As he says, 70% of what you do will be mediocre, 20% will be crap, but that
10% will be golden. Work the numbers and do something every day. I like that
philosophy.

I think Jonathan Mann's spirit is very positive. I do think his skills have
plateaued tho -- I'm hoping he can make a breakthrough soon. He once did some
work with a bunch of other artists in a collaboration and that stuff was
really awesome. Check out that work at
[http://jonathanmann.bandcamp.com/album/song-a-day-the-
album](http://jonathanmann.bandcamp.com/album/song-a-day-the-album)

------
antr
Great story.

Watching the Jobs / Antenna Gate presentation again just reminded how well
Apple manages crisis. Other companies/startups could take note.

------
speakme
Great example of resourcefulness and creating a path to success where no path
existed before!

------
kirk21
He was so inspiring!

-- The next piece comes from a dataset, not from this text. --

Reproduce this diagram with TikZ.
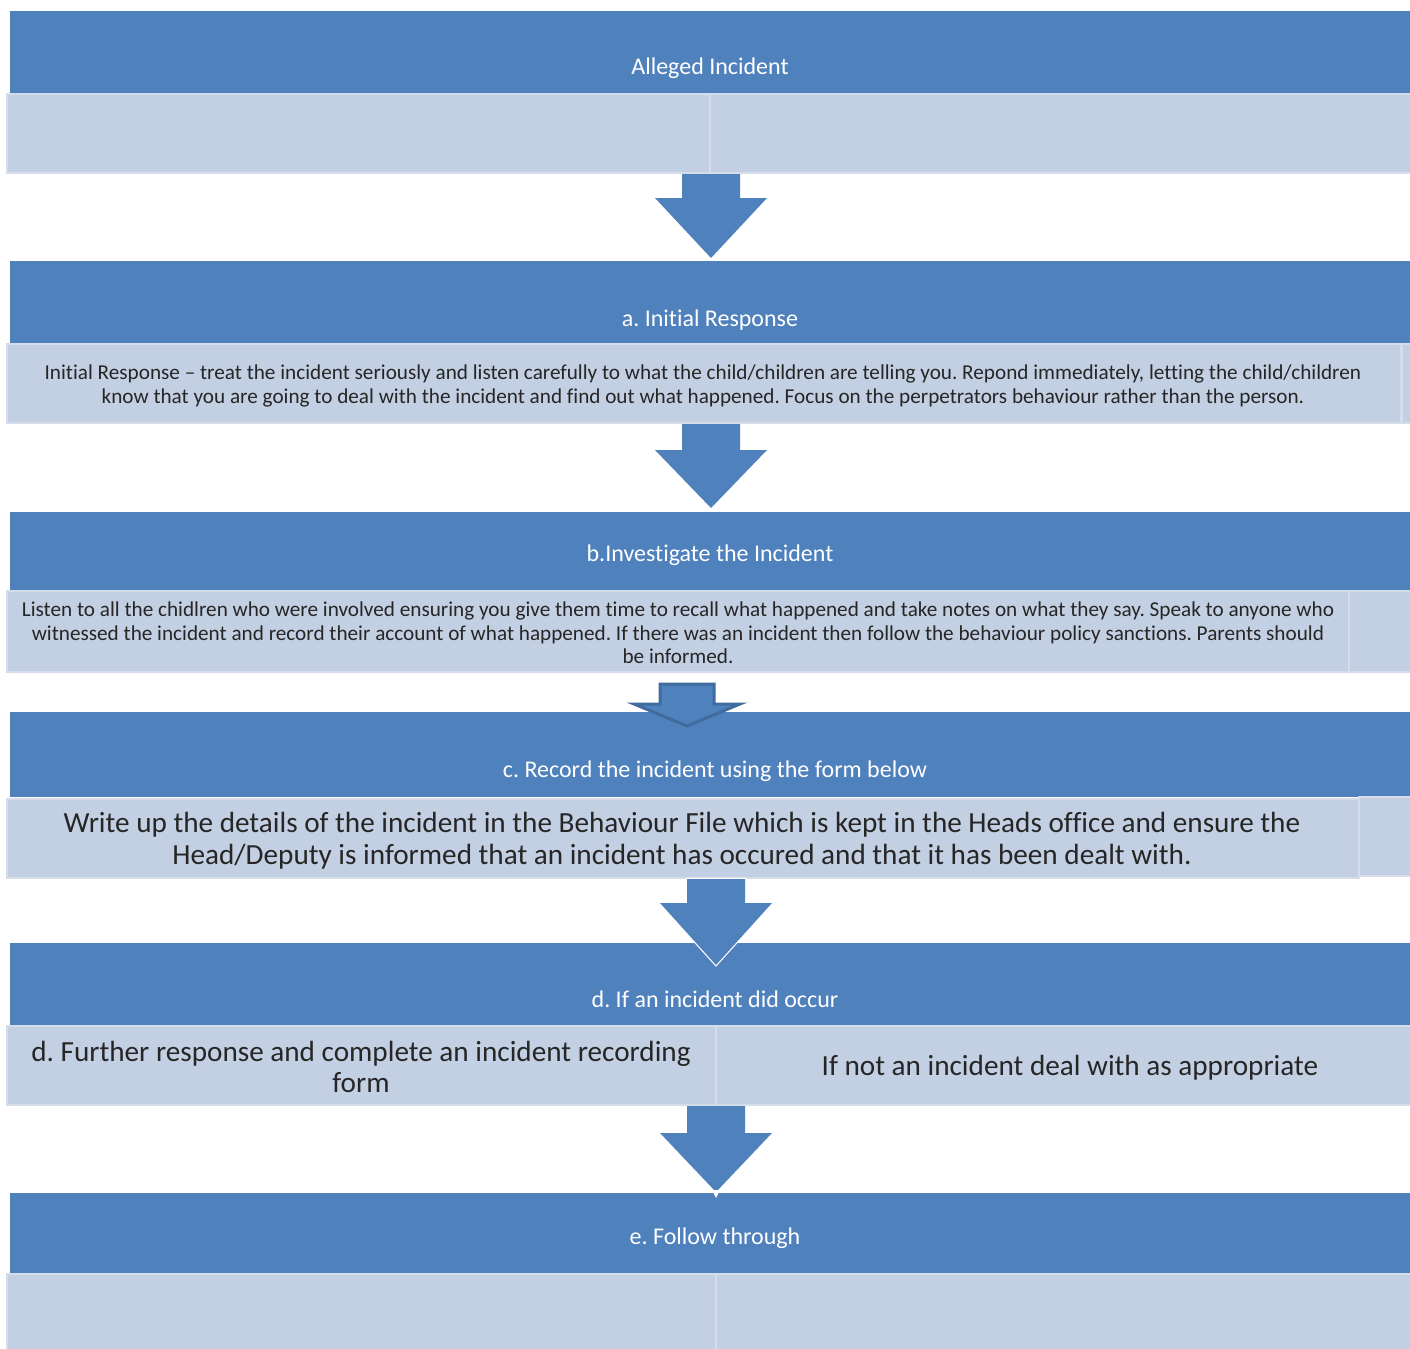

Got a bust for christmas; my mom finally got the hint ;)
[http://www.scscale.com](http://www.scscale.com)

------
easy_rider
Wow, when I clicked on the link and the overly pixelated 4 second animation
filled my screen, I actually laughed out loud and thought "Well done! Nice
parody on all the "Steve Jobs once gleamed at me " or "I spent 2 years in
college with the neighbor of Steve Jobs" articles.

Then it was for real. And I cried a little bit inside.

------
alixaxel
Awesome story, and what a cool guy. =)

------
tootie
It's funny because I saw a queue of people outside the AT&T this morning
waiting to bring back iPhones they'd gotten for christmas.